▶ Brief
Select and reproduce each line of the listing below that bears the string "with".

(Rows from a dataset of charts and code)
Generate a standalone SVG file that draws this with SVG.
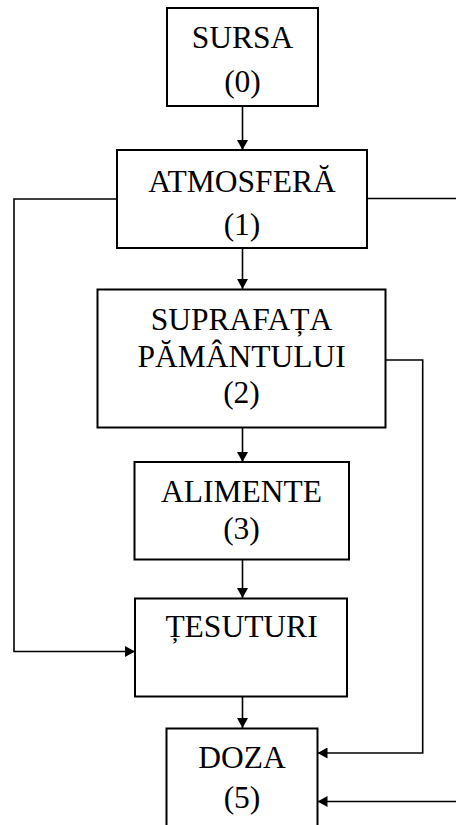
<svg xmlns="http://www.w3.org/2000/svg" width="456" height="825" viewBox="0 0 456 825">
  <style>
    .box { fill: #fff; stroke: #000; stroke-width: 2; }
    .lbl { font-family: "Liberation Serif", "Times New Roman", serif; font-size: 31.5px; fill: #000; text-anchor: middle; }
    .wire { fill: none; stroke: #000; stroke-width: 1.6; }
  </style>
  <defs>
    <marker id="arrow" markerUnits="userSpaceOnUse" markerWidth="10" markerHeight="11" viewBox="0 0 10 11" refX="10" refY="5.5" orient="auto">
      <path d="M0,0 L10,5.5 L0,11 Z" fill="#000"/>
    </marker>
  </defs>
  <rect width="456" height="825" fill="#fff"/>

  <g id="connectors">
    <line class="wire" x1="242.5" y1="106" x2="242.5" y2="150" marker-end="url(#arrow)"/>
    <line class="wire" x1="242.5" y1="248" x2="242.5" y2="289" marker-end="url(#arrow)"/>
    <line class="wire" x1="242.5" y1="428" x2="242.5" y2="462" marker-end="url(#arrow)"/>
    <line class="wire" x1="242.5" y1="560" x2="242.5" y2="598" marker-end="url(#arrow)"/>
    <line class="wire" x1="242.5" y1="697" x2="242.5" y2="728" marker-end="url(#arrow)"/>
    <!-- atmosphere straight to tissues -->
    <polyline class="wire" points="117,199 14,199 14,651.5 135,651.5" marker-end="url(#arrow)"/>
    <!-- atmosphere out to the right edge, back in to dose -->
    <line class="wire" x1="367" y1="198.5" x2="456" y2="198.5"/>
    <line class="wire" x1="456" y1="801.5" x2="317.5" y2="801.5" marker-end="url(#arrow)"/>
    <!-- ground surface to dose -->
    <polyline class="wire" points="385.5,360 422.7,360 422.7,753 317.5,753" marker-end="url(#arrow)"/>
  </g>

  <g id="sursa">
    <rect class="box" x="167" y="8" width="151" height="98"/>
    <text class="lbl" x="242.5" y="48">SURSA</text>
    <text class="lbl" x="242.5" y="92">(0)</text>
  </g>

  <g id="atmosfera">
    <rect class="box" x="117" y="150" width="250" height="98"/>
    <text class="lbl" x="242" y="192">ATMOSFERĂ</text>
    <text class="lbl" x="242" y="235">(1)</text>
  </g>

  <g id="suprafata">
    <rect class="box" x="97.5" y="289.5" width="288" height="138"/>
    <text class="lbl" x="241.5" y="329.5">SUPRAFAȚA</text>
    <text class="lbl" x="241.5" y="366.5">PĂMÂNTULUI</text>
    <text class="lbl" x="241.5" y="403">(2)</text>
  </g>

  <g id="alimente">
    <rect class="box" x="134.5" y="462" width="214.5" height="97.5"/>
    <text class="lbl" x="241.5" y="501.5">ALIMENTE</text>
    <text class="lbl" x="241.5" y="539">(3)</text>
  </g>

  <g id="tesuturi">
    <rect class="box" x="135" y="598.5" width="212" height="98"/>
    <text class="lbl" x="241.5" y="637">ȚESUTURI</text>
  </g>

  <g id="doza">
    <rect class="box" x="166.5" y="728.5" width="151" height="110"/>
    <text class="lbl" x="242" y="768">DOZA</text>
    <text class="lbl" x="242" y="808">(5)</text>
  </g>
</svg>
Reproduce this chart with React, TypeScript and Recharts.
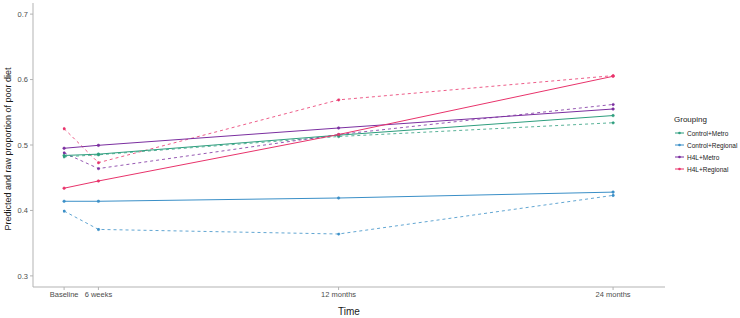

▶ Answer to the task
Generate a standalone SVG file that draws this with SVG.
Reproduce this chart with React, TypeScript and Recharts.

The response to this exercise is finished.